DO THIS: Starting with the first line of the data below, copy each line up to and including the one containing "0.89, 0.84, 0.76, 0.65, 0.53]". Pictures stay out.

** start of DATA SEGMENT **

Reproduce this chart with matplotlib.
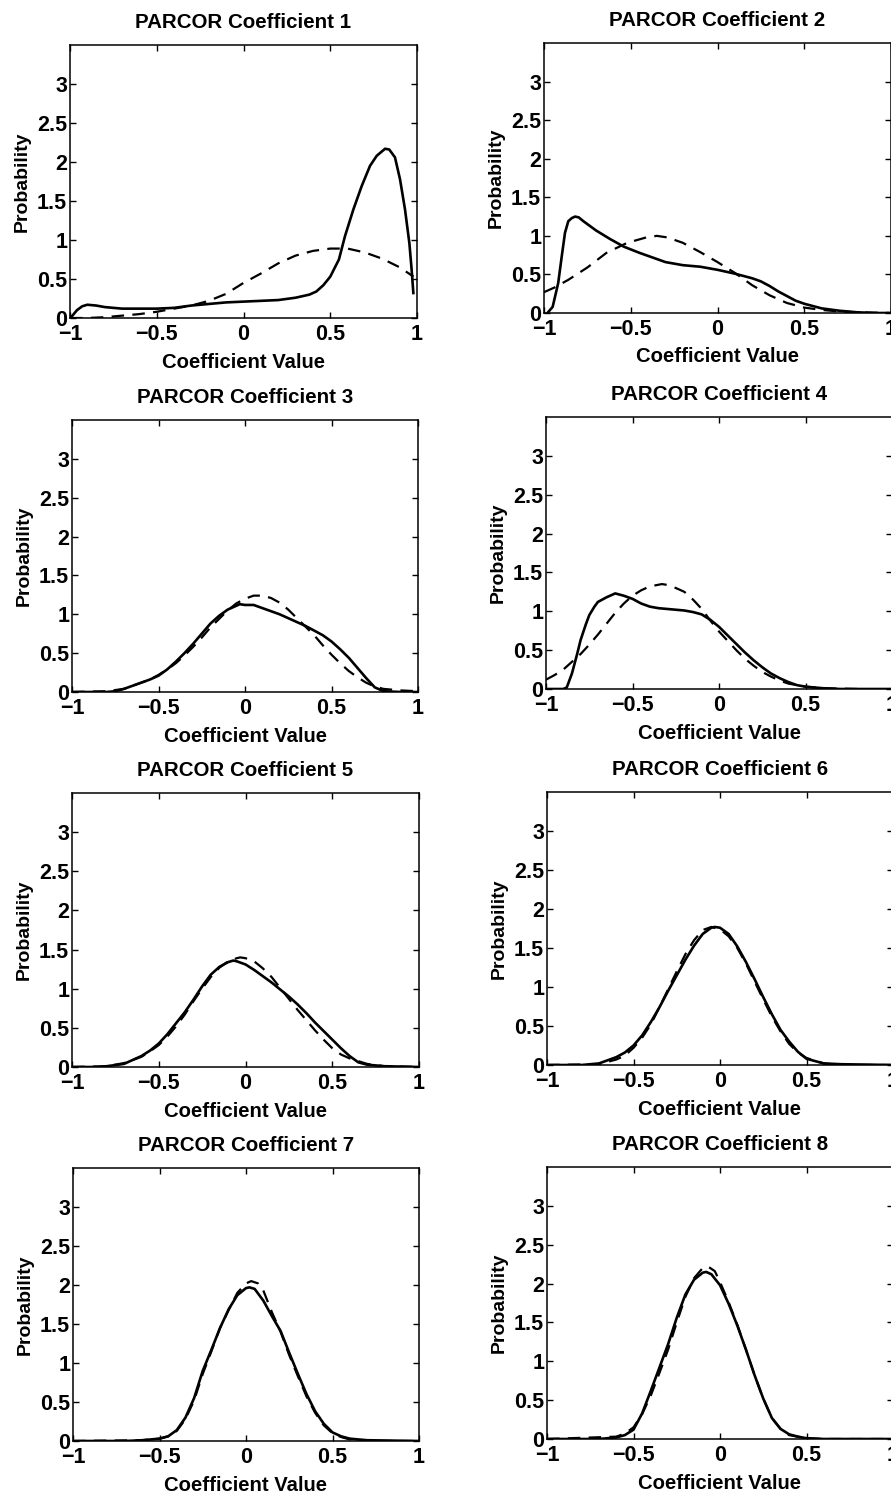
import matplotlib
matplotlib.use('Agg')
import matplotlib.pyplot as plt

plt.rcParams['font.family'] = ['Liberation Sans', 'DejaVu Sans']
plt.rcParams['font.weight'] = 'bold'
plt.rcParams['lines.scale_dashes'] = False

# ---------------- data ----------------
titles = ["PARCOR Coefficient %d" % i for i in range(1, 9)]
x_label = "Coefficient Value"
y_label = "Probability"
x_ticks = [-1, -0.5, 0, 0.5, 1]
x_tick_labels = ["\u22121", "\u22120.5", "0", "0.5", "1"]
y_ticks = [0, 0.5, 1, 1.5, 2, 2.5, 3]
y_tick_labels = ["0", "0.5", "1", "1.5", "2", "2.5", "3"]

# coefficient 1
c1_sx = [-0.99, -0.96, -0.93, -0.9, -0.85, -0.8, -0.7, -0.6, -0.5, -0.4, -0.3, -0.2, -0.1, 0.0, 0.1, 0.2,
         0.3, 0.38, 0.42, 0.46, 0.5, 0.55, 0.585, 0.633, 0.681, 0.729, 0.768, 0.816, 0.84, 0.873, 0.902,
         0.931, 0.956, 0.969, 0.979]
c1_sy = [0.02, 0.1, 0.15, 0.17, 0.16, 0.14, 0.12, 0.12, 0.12, 0.13, 0.16, 0.18, 0.2, 0.21, 0.22, 0.23,
         0.26, 0.3, 0.34, 0.42, 0.53, 0.75, 1.05, 1.39, 1.69, 1.95, 2.08, 2.17, 2.16, 2.06, 1.78,
         1.39, 0.96, 0.62, 0.32]
c1_dx = [-1.0, -0.9, -0.8, -0.7, -0.6, -0.5, -0.4, -0.3, -0.2, -0.1, 0.0, 0.1, 0.2, 0.3, 0.4, 0.5, 0.6,
         0.7, 0.8, 0.9, 0.98]
c1_dy = [0.0, 0.0, 0.01, 0.03, 0.05, 0.08, 0.12, 0.16, 0.22, 0.31, 0.45, 0.57, 0.70, 0.80, 0.86, 0.89,
         0.89, 0.84, 0.76, 0.65, 0.53]

# coefficient 2
c2_sx = [-0.98, -0.95, -0.918, -0.898, -0.879, -0.86, -0.84, -0.821, -0.8, -0.773, -0.7, -0.62, -0.54,
         -0.45, -0.35, -0.3, -0.2, -0.1, 0.0, 0.1, 0.2, 0.25, 0.3, 0.35, 0.4, 0.45, 0.5, 0.6, 0.7, 0.8,
         0.9, 1.0]
c2_sy = [0.0, 0.08, 0.39, 0.73, 1.04, 1.19, 1.23, 1.25, 1.24, 1.19, 1.07, 0.96, 0.86,
         0.78, 0.70, 0.66, 0.62, 0.60, 0.56, 0.51, 0.45, 0.41, 0.35, 0.28, 0.22, 0.16, 0.12, 0.06, 0.03,
         0.01, 0.0, 0.0]
c2_dx = [-1.0, -0.94, -0.86, -0.75, -0.64, -0.52, -0.41, -0.35, -0.29, -0.2, -0.1, 0.0, 0.1, 0.2, 0.3,
         0.4, 0.5, 0.6, 0.7, 0.8, 1.0]
c2_dy = [0.27, 0.33, 0.43, 0.59, 0.78, 0.91, 0.98, 1.0, 0.98, 0.91, 0.79, 0.66, 0.52, 0.36, 0.23,
         0.13, 0.07, 0.04, 0.02, 0.01, 0.0]

# coefficient 3
c3_sx = [-1.0, -0.9, -0.8, -0.75, -0.7, -0.65, -0.6, -0.55, -0.5, -0.45, -0.4, -0.35, -0.3, -0.25, -0.2,
         -0.15, -0.1, -0.03, 0.0, 0.05, 0.1, 0.15, 0.2, 0.25, 0.3, 0.35, 0.4, 0.45, 0.5, 0.55, 0.6, 0.65,
         0.7, 0.75, 0.8, 0.9, 1.0]
c3_sy = [0.0, 0.0, 0.0, 0.01, 0.04, 0.08, 0.12, 0.16, 0.21, 0.29, 0.39, 0.5, 0.62, 0.75, 0.88,
         0.98, 1.06, 1.13, 1.12, 1.12, 1.08, 1.04, 1.0, 0.95, 0.9, 0.85, 0.79, 0.73, 0.65, 0.55, 0.44, 0.31,
         0.18, 0.06, 0.01, 0.0, 0.0]
c3_dx = [-1.0, -0.8, -0.7, -0.65, -0.6, -0.55, -0.5, -0.45, -0.4, -0.35, -0.3, -0.25, -0.2, -0.15, -0.1,
         -0.05, 0.0, 0.05, 0.1, 0.15, 0.2, 0.25, 0.3, 0.35, 0.4, 0.45, 0.5, 0.55, 0.6, 0.65, 0.7, 0.75,
         0.8, 0.9, 1.0]
c3_dy = [0.0, 0.01, 0.04, 0.08, 0.12, 0.16, 0.22, 0.29, 0.37, 0.47, 0.58, 0.7, 0.83, 0.94, 1.05,
         1.14, 1.2, 1.24, 1.24, 1.21, 1.15, 1.06, 0.95, 0.84, 0.73, 0.6, 0.48, 0.37, 0.27, 0.19, 0.12, 0.07,
         0.04, 0.02, 0.01]

# coefficient 4
c4_sx = [-1.0, -0.9, -0.88, -0.85, -0.82, -0.8, -0.77, -0.75, -0.72, -0.7, -0.65, -0.6, -0.55, -0.5, -0.45,
         -0.4, -0.35, -0.3, -0.25, -0.2, -0.15, -0.1, -0.05, 0.0, 0.05, 0.1, 0.15, 0.2, 0.25, 0.3, 0.35,
         0.4, 0.45, 0.5, 0.6, 0.7, 1.0]
c4_sy = [0.0, 0.0, 0.02, 0.2, 0.45, 0.63, 0.83, 0.95, 1.06, 1.12, 1.18, 1.23, 1.2, 1.16, 1.1,
         1.06, 1.04, 1.03, 1.02, 1.01, 0.99, 0.96, 0.89, 0.8, 0.69, 0.58, 0.47, 0.37, 0.28, 0.2, 0.14,
         0.09, 0.05, 0.03, 0.01, 0.0, 0.0]
c4_dx = [-1.0, -0.95, -0.9, -0.85, -0.8, -0.75, -0.7, -0.65, -0.6, -0.55, -0.5, -0.45, -0.4, -0.33, -0.3,
         -0.25, -0.2, -0.15, -0.1, -0.05, 0.0, 0.05, 0.1, 0.15, 0.2, 0.25, 0.3, 0.35, 0.4, 0.5, 0.6, 0.8]
c4_dy = [0.12, 0.18, 0.25, 0.35, 0.45, 0.57, 0.7, 0.84, 0.98, 1.1, 1.2, 1.27, 1.32, 1.35, 1.34,
         1.3, 1.25, 1.15, 1.03, 0.88, 0.74, 0.62, 0.5, 0.39, 0.3, 0.22, 0.16, 0.11, 0.07, 0.03, 0.01, 0.0]

# coefficient 5
c5_sx = [-1.0, -0.85, -0.8, -0.7, -0.6, -0.55, -0.5, -0.45, -0.4, -0.35, -0.3, -0.25, -0.2, -0.15, -0.1,
         -0.07, -0.05, 0.0, 0.05, 0.1, 0.15, 0.2, 0.25, 0.3, 0.35, 0.4, 0.45, 0.5, 0.55, 0.6, 0.65, 0.7,
         0.8, 1.0]
c5_sy = [0.0, 0.0, 0.01, 0.04, 0.14, 0.21, 0.3, 0.42, 0.56, 0.7, 0.86, 1.03, 1.18, 1.28, 1.34,
         1.36, 1.35, 1.31, 1.24, 1.16, 1.08, 0.99, 0.9, 0.8, 0.69, 0.57, 0.46, 0.35, 0.24, 0.14, 0.06, 0.03,
         0.01, 0.0]
c5_dx = [-1.0, -0.8, -0.7, -0.6, -0.55, -0.5, -0.45, -0.4, -0.35, -0.3, -0.25, -0.2, -0.15, -0.1, -0.05,
         -0.03, 0.0, 0.05, 0.1, 0.15, 0.2, 0.25, 0.3, 0.35, 0.4, 0.45, 0.5, 0.55, 0.6, 0.7, 0.8, 1.0]
c5_dy = [0.0, 0.01, 0.05, 0.13, 0.2, 0.28, 0.39, 0.52, 0.67, 0.84, 1.0, 1.15, 1.27, 1.35, 1.39,
         1.40, 1.39, 1.35, 1.26, 1.15, 1.01, 0.87, 0.73, 0.6, 0.47, 0.35, 0.24, 0.16, 0.11, 0.04, 0.01, 0.0]

# coefficient 6
c6_sx = [-1.0, -0.8, -0.7, -0.6, -0.55, -0.5, -0.45, -0.4, -0.35, -0.3, -0.25, -0.2, -0.15, -0.1, -0.05,
         -0.03, 0.0, 0.05, 0.1, 0.15, 0.2, 0.25, 0.3, 0.35, 0.4, 0.45, 0.5, 0.6, 0.7, 1.0]
c6_sy = [0.0, 0.0, 0.02, 0.1, 0.16, 0.25, 0.38, 0.55, 0.74, 0.95, 1.15, 1.35, 1.53, 1.68, 1.76,
         1.77, 1.76, 1.68, 1.52, 1.32, 1.1, 0.87, 0.65, 0.45, 0.3, 0.17, 0.08, 0.02, 0.01, 0.0]
c6_dx = [-1.0, -0.7, -0.6, -0.55, -0.5, -0.45, -0.4, -0.35, -0.3, -0.25, -0.2, -0.15, -0.1, -0.05, 0.0,
         0.05, 0.1, 0.15, 0.2, 0.25, 0.3, 0.35, 0.4, 0.45, 0.5, 0.6, 0.7, 1.0]
c6_dy = [0.0, 0.01, 0.07, 0.12, 0.22, 0.35, 0.52, 0.74, 0.97, 1.2, 1.42, 1.6, 1.73, 1.77, 1.74,
         1.65, 1.5, 1.3, 1.07, 0.84, 0.62, 0.43, 0.27, 0.16, 0.09, 0.02, 0.0, 0.0]

# coefficient 7
c7_sx = [-1.0, -0.7, -0.6, -0.5, -0.45, -0.4, -0.35, -0.3, -0.25, -0.2, -0.15, -0.1, -0.05, 0.0, 0.02,
         0.05, 0.1, 0.15, 0.2, 0.25, 0.3, 0.35, 0.4, 0.45, 0.5, 0.55, 0.6, 0.7, 1.0]
c7_sy = [0.0, 0.0, 0.01, 0.03, 0.06, 0.14, 0.3, 0.55, 0.9, 1.17, 1.45, 1.69, 1.87, 1.96, 1.97,
         1.95, 1.8, 1.6, 1.41, 1.13, 0.86, 0.6, 0.38, 0.22, 0.11, 0.06, 0.03, 0.01, 0.0]
c7_dx = [-1.0, -0.6, -0.5, -0.45, -0.4, -0.35, -0.3, -0.25, -0.2, -0.15, -0.1, -0.05, 0.0, 0.03, 0.07,
         0.1, 0.15, 0.2, 0.25, 0.3, 0.35, 0.4, 0.45, 0.5, 0.55, 0.6, 0.7, 1.0]
c7_dy = [0.0, 0.01, 0.03, 0.06, 0.13, 0.28, 0.52, 0.86, 1.15, 1.45, 1.68, 1.9, 2.02, 2.05, 2.02,
         1.93, 1.65, 1.4, 1.1, 0.83, 0.57, 0.36, 0.2, 0.1, 0.05, 0.02, 0.0, 0.0]

# coefficient 8
c8_sx = [-1.0, -0.7, -0.6, -0.55, -0.5, -0.45, -0.4, -0.35, -0.3, -0.25, -0.2, -0.15, -0.1, -0.08, -0.05,
         0.0, 0.05, 0.1, 0.15, 0.2, 0.25, 0.3, 0.35, 0.4, 0.45, 0.5, 0.6, 1.0]
c8_sy = [0.0, 0.0, 0.02, 0.05, 0.12, 0.33, 0.62, 0.92, 1.22, 1.56, 1.86, 2.05, 2.14, 2.15, 2.12,
         1.98, 1.74, 1.46, 1.15, 0.82, 0.52, 0.27, 0.13, 0.06, 0.03, 0.01, 0.0, 0.0]
c8_dx = [-1.0, -0.6, -0.55, -0.5, -0.45, -0.4, -0.35, -0.3, -0.25, -0.2, -0.15, -0.1, -0.07, -0.03, 0.0,
         0.05, 0.1, 0.15, 0.2, 0.25, 0.3, 0.35, 0.4, 0.5, 0.6, 1.0]
c8_dy = [0.0, 0.03, 0.07, 0.15, 0.32, 0.56, 0.85, 1.15, 1.5, 1.83, 2.07, 2.2, 2.22, 2.16, 2.02,
         1.76, 1.47, 1.15, 0.82, 0.52, 0.27, 0.13, 0.05, 0.01, 0.0, 0.0]

solid = [(c1_sx, c1_sy), (c2_sx, c2_sy), (c3_sx, c3_sy), (c4_sx, c4_sy),
         (c5_sx, c5_sy), (c6_sx, c6_sy), (c7_sx, c7_sy), (c8_sx, c8_sy)]
dashed = [(c1_dx, c1_dy), (c2_dx, c2_dy), (c3_dx, c3_dy), (c4_dx, c4_dy),
          (c5_dx, c5_dy), (c6_dx, c6_dy), (c7_dx, c7_dy), (c8_dx, c8_dy)]

# ---------------- layout ----------------
W, H = 891, 1496
# axes boxes in pixels: left, top, right, bottom
boxes = [(70, 45, 417, 318), (544, 43, 891, 313),
         (72, 420, 418, 692), (546, 417, 892, 689),
         (72, 793, 419, 1067), (547, 792, 893, 1065),
         (73, 1168, 419, 1441), (547, 1167, 893, 1439)]

fig = plt.figure(figsize=(W / 100, H / 100), dpi=100)
fig.patch.set_facecolor('white')

for i in range(8):
    l, t, r, b = boxes[i]
    ax = fig.add_axes([l / W, 1 - b / H, (r - l) / W, (b - t) / H])
    sx, sy = solid[i]
    dx, dy = dashed[i]
    ax.plot(dx, dy, color='black', lw=1.6, linestyle=(0, (9, 6)))
    ax.plot(sx, sy, color='black', lw=1.9, solid_joinstyle='round')
    ax.set_xlim(-1, 1)
    ax.set_ylim(0, 3.5)
    ax.set_xticks(x_ticks)
    ax.set_xticklabels(x_tick_labels)
    ax.set_yticks(y_ticks)
    ax.set_yticklabels(y_tick_labels)
    ax.tick_params(direction='in', top=True, right=True, length=4, width=1.0,
                   labelsize=15.5, colors='black')
    ax.tick_params(axis='x', pad=4)
    ax.tick_params(axis='y', pad=2)
    for s in ax.spines.values():
        s.set_linewidth(1.1)
    ax.set_title(titles[i], fontsize=14.8, fontweight='bold', pad=12.5)
    ax.set_xlabel(x_label, fontsize=14.6, fontweight='bold')
    ax.set_ylabel(y_label, fontsize=14, fontweight='bold')
    ax.xaxis.set_label_coords(0.5, -0.127)
    ax.yaxis.set_label_coords(-0.112, 0.5)

fig.savefig('out.png', dpi=100, facecolor='white')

** end of DATA SEGMENT **

ANSWER FOR THE TASK:
Reproduce this chart with matplotlib.
import matplotlib
matplotlib.use('Agg')
import matplotlib.pyplot as plt

plt.rcParams['font.family'] = ['Liberation Sans', 'DejaVu Sans']
plt.rcParams['font.weight'] = 'bold'
plt.rcParams['lines.scale_dashes'] = False

# ---------------- data ----------------
titles = ["PARCOR Coefficient %d" % i for i in range(1, 9)]
x_label = "Coefficient Value"
y_label = "Probability"
x_ticks = [-1, -0.5, 0, 0.5, 1]
x_tick_labels = ["\u22121", "\u22120.5", "0", "0.5", "1"]
y_ticks = [0, 0.5, 1, 1.5, 2, 2.5, 3]
y_tick_labels = ["0", "0.5", "1", "1.5", "2", "2.5", "3"]

# coefficient 1
c1_sx = [-0.99, -0.96, -0.93, -0.9, -0.85, -0.8, -0.7, -0.6, -0.5, -0.4, -0.3, -0.2, -0.1, 0.0, 0.1, 0.2,
         0.3, 0.38, 0.42, 0.46, 0.5, 0.55, 0.585, 0.633, 0.681, 0.729, 0.768, 0.816, 0.84, 0.873, 0.902,
         0.931, 0.956, 0.969, 0.979]
c1_sy = [0.02, 0.1, 0.15, 0.17, 0.16, 0.14, 0.12, 0.12, 0.12, 0.13, 0.16, 0.18, 0.2, 0.21, 0.22, 0.23,
         0.26, 0.3, 0.34, 0.42, 0.53, 0.75, 1.05, 1.39, 1.69, 1.95, 2.08, 2.17, 2.16, 2.06, 1.78,
         1.39, 0.96, 0.62, 0.32]
c1_dx = [-1.0, -0.9, -0.8, -0.7, -0.6, -0.5, -0.4, -0.3, -0.2, -0.1, 0.0, 0.1, 0.2, 0.3, 0.4, 0.5, 0.6,
         0.7, 0.8, 0.9, 0.98]
c1_dy = [0.0, 0.0, 0.01, 0.03, 0.05, 0.08, 0.12, 0.16, 0.22, 0.31, 0.45, 0.57, 0.70, 0.80, 0.86, 0.89,
         0.89, 0.84, 0.76, 0.65, 0.53]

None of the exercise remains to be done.